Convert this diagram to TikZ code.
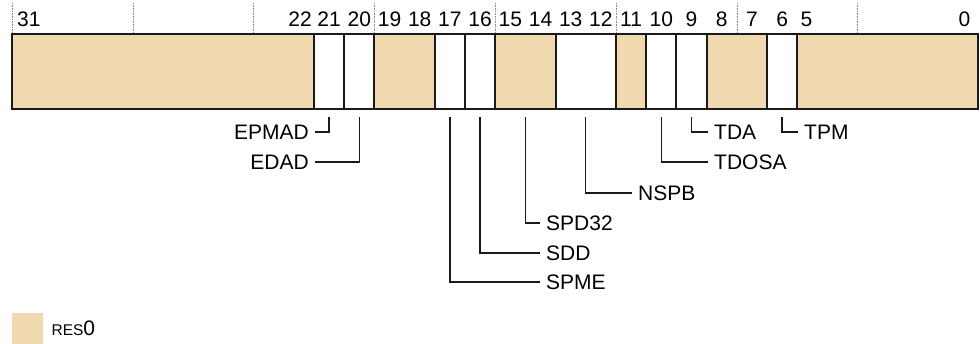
\documentclass[tikz,border=0pt]{standalone}
\usepackage{fontspec}
\setmainfont{Liberation Sans}
\usetikzlibrary{positioning}
\definecolor{res0}{HTML}{F0D8B0}
\definecolor{ink}{HTML}{1A1A1A}
\definecolor{guide}{HTML}{8C8C8C}
\newcommand{\regfont}{\fontsize{21pt}{25pt}\selectfont}
\newcommand{\smallregfont}{\fontsize{15.5pt}{18pt}\selectfont}
\tikzset{
  field/.style={draw=ink,line width=2pt,minimum height=75pt,
                inner sep=0pt,outer sep=0pt,anchor=north west},
  bitnum/.style={font=\regfont,inner sep=0pt},
  fieldname/.style={font=\regfont,inner sep=6pt},
  leader/.style={draw=ink,line width=1.3pt},
  guideline/.style={draw=guide,line width=0.6pt,densely dotted}
}

\begin{document}
\begin{tikzpicture}[x=1pt,y=-1pt]
  \useasboundingbox (0,0) rectangle (980,344);
  % dotted guides every 4 bits
  \foreach \k in {0,4,...,28}
    \draw[guideline] ({12+\k*30.2},3) -- ({12+\k*30.2},34);
  % bit numbers
  \node[bitnum,anchor=west] (b31) at (17,19) {31};
  \node[bitnum,anchor=east] (b22) at (312,19) {22};
  \foreach \b in {21,...,6}
    \node[bitnum] (b\b) at ({12+(31-\b+0.5)*30.2},19) {\b};
  \node[bitnum,anchor=west] (b5) at (800.5,19) {5};
  \node[bitnum,anchor=east] (b0) at (970.5,19) {0};
  % register fields  hi/lo/fill
  \foreach \hi/\lo/\fc in {31/22/res0,21/21/white,20/20/white,19/18/res0,
                           17/17/white,16/16/white,15/14/res0,13/12/white,
                           11/11/res0,10/10/white,9/9/white,8/7/res0,
                           6/6/white,5/0/res0}{
    \pgfmathsetmacro{\xl}{12+(31-\hi)*30.2}
    \pgfmathsetmacro{\fw}{(\hi-\lo+1)*30.2}
    \node[field,fill=\fc,minimum width=\fw pt] (f\hi) at (\xl,34) {};
  }
  % field names
  \node[fieldname,anchor=east] (nEPMAD) at (315,132) {EPMAD};
  \node[fieldname,anchor=east] (nEDAD) at (315,162) {EDAD};
  \node[fieldname,anchor=west] (nSPD32) at (540,223) {SPD32};
  \node[fieldname,anchor=west] (nSDD) at (540,253) {SDD};
  \node[fieldname,anchor=west] (nSPME) at (540,282) {SPME};
  \node[fieldname,anchor=west] (nNSPB) at (632,193) {NSPB};
  \node[fieldname,anchor=west] (nTDA) at (708,132) {TDA};
  \node[fieldname,anchor=west] (nTDOSA) at (708,162) {TDOSA};
  \node[fieldname,anchor=west] (nTPM) at (798,132) {TPM};
  % leaders
  \draw[leader] ([yshift=-8pt]f21.south) |- (nEPMAD.east);
  \draw[leader] ([yshift=-8pt]f20.south) |- (nEDAD.east);
  \draw[leader] ([yshift=-8pt]f17.south) |- (nSPME.west);
  \draw[leader] ([yshift=-8pt]f16.south) |- (nSDD.west);
  \draw[leader] ([yshift=-8pt]f15.south) |- (nSPD32.west);
  \draw[leader] ([yshift=-8pt]f13.south) |- (nNSPB.west);
  \draw[leader] ([yshift=-8pt]f10.south) |- (nTDOSA.west);
  \draw[leader] ([yshift=-8pt]f9.south) |- (nTDA.west);
  \draw[leader] ([yshift=-8pt]f6.south) |- (nTPM.west);
  % key
  \node[fill=res0,minimum size=31pt,inner sep=0pt,anchor=north west] (key) at (12,313) {};
  \node[inner sep=0pt,right=8pt of key] (keylabel) {\smallregfont RES\regfont 0};
\end{tikzpicture}
\end{document}
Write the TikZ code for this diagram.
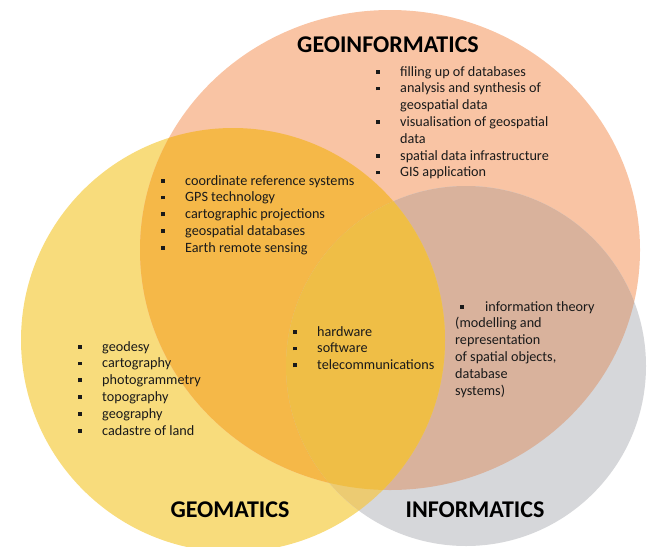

━━━━━━━━━━━━━━━━━━━━━━━━━━━━━━

Restate the data above word for word. Skip every picture.

Convert this diagram to TikZ code.
\documentclass[tikz,border=0pt]{standalone}
\usepackage{fontspec}
\setmainfont{Liberation Sans}
\usetikzlibrary{positioning}
\definecolor{res0}{HTML}{F0D8B0}
\definecolor{ink}{HTML}{1A1A1A}
\definecolor{guide}{HTML}{8C8C8C}
\newcommand{\regfont}{\fontsize{21pt}{25pt}\selectfont}
\newcommand{\smallregfont}{\fontsize{15.5pt}{18pt}\selectfont}
\tikzset{
  field/.style={draw=ink,line width=2pt,minimum height=75pt,
                inner sep=0pt,outer sep=0pt,anchor=north west},
  bitnum/.style={font=\regfont,inner sep=0pt},
  fieldname/.style={font=\regfont,inner sep=6pt},
  leader/.style={draw=ink,line width=1.3pt},
  guideline/.style={draw=guide,line width=0.6pt,densely dotted}
}

\begin{document}
\begin{tikzpicture}[x=1pt,y=-1pt]
  \useasboundingbox (0,0) rectangle (980,344);
  % dotted guides every 4 bits
  \foreach \k in {0,4,...,28}
    \draw[guideline] ({12+\k*30.2},3) -- ({12+\k*30.2},34);
  % bit numbers
  \node[bitnum,anchor=west] (b31) at (17,19) {31};
  \node[bitnum,anchor=east] (b22) at (312,19) {22};
  \foreach \b in {21,...,6}
    \node[bitnum] (b\b) at ({12+(31-\b+0.5)*30.2},19) {\b};
  \node[bitnum,anchor=west] (b5) at (800.5,19) {5};
  \node[bitnum,anchor=east] (b0) at (970.5,19) {0};
  % register fields  hi/lo/fill
  \foreach \hi/\lo/\fc in {31/22/res0,21/21/white,20/20/white,19/18/res0,
                           17/17/white,16/16/white,15/14/res0,13/12/white,
                           11/11/res0,10/10/white,9/9/white,8/7/res0,
                           6/6/white,5/0/res0}{
    \pgfmathsetmacro{\xl}{12+(31-\hi)*30.2}
    \pgfmathsetmacro{\fw}{(\hi-\lo+1)*30.2}
    \node[field,fill=\fc,minimum width=\fw pt] (f\hi) at (\xl,34) {};
  }
  % field names
  \node[fieldname,anchor=east] (nEPMAD) at (315,132) {EPMAD};
  \node[fieldname,anchor=east] (nEDAD) at (315,162) {EDAD};
  \node[fieldname,anchor=west] (nSPD32) at (540,223) {SPD32};
  \node[fieldname,anchor=west] (nSDD) at (540,253) {SDD};
  \node[fieldname,anchor=west] (nSPME) at (540,282) {SPME};
  \node[fieldname,anchor=west] (nNSPB) at (632,193) {NSPB};
  \node[fieldname,anchor=west] (nTDA) at (708,132) {TDA};
  \node[fieldname,anchor=west] (nTDOSA) at (708,162) {TDOSA};
  \node[fieldname,anchor=west] (nTPM) at (798,132) {TPM};
  % leaders
  \draw[leader] ([yshift=-8pt]f21.south) |- (nEPMAD.east);
  \draw[leader] ([yshift=-8pt]f20.south) |- (nEDAD.east);
  \draw[leader] ([yshift=-8pt]f17.south) |- (nSPME.west);
  \draw[leader] ([yshift=-8pt]f16.south) |- (nSDD.west);
  \draw[leader] ([yshift=-8pt]f15.south) |- (nSPD32.west);
  \draw[leader] ([yshift=-8pt]f13.south) |- (nNSPB.west);
  \draw[leader] ([yshift=-8pt]f10.south) |- (nTDOSA.west);
  \draw[leader] ([yshift=-8pt]f9.south) |- (nTDA.west);
  \draw[leader] ([yshift=-8pt]f6.south) |- (nTPM.west);
  % key
  \node[fill=res0,minimum size=31pt,inner sep=0pt,anchor=north west] (key) at (12,313) {};
  \node[inner sep=0pt,right=8pt of key] (keylabel) {\smallregfont RES\regfont 0};
\end{tikzpicture}
\end{document}
Write the TikZ code for this diagram.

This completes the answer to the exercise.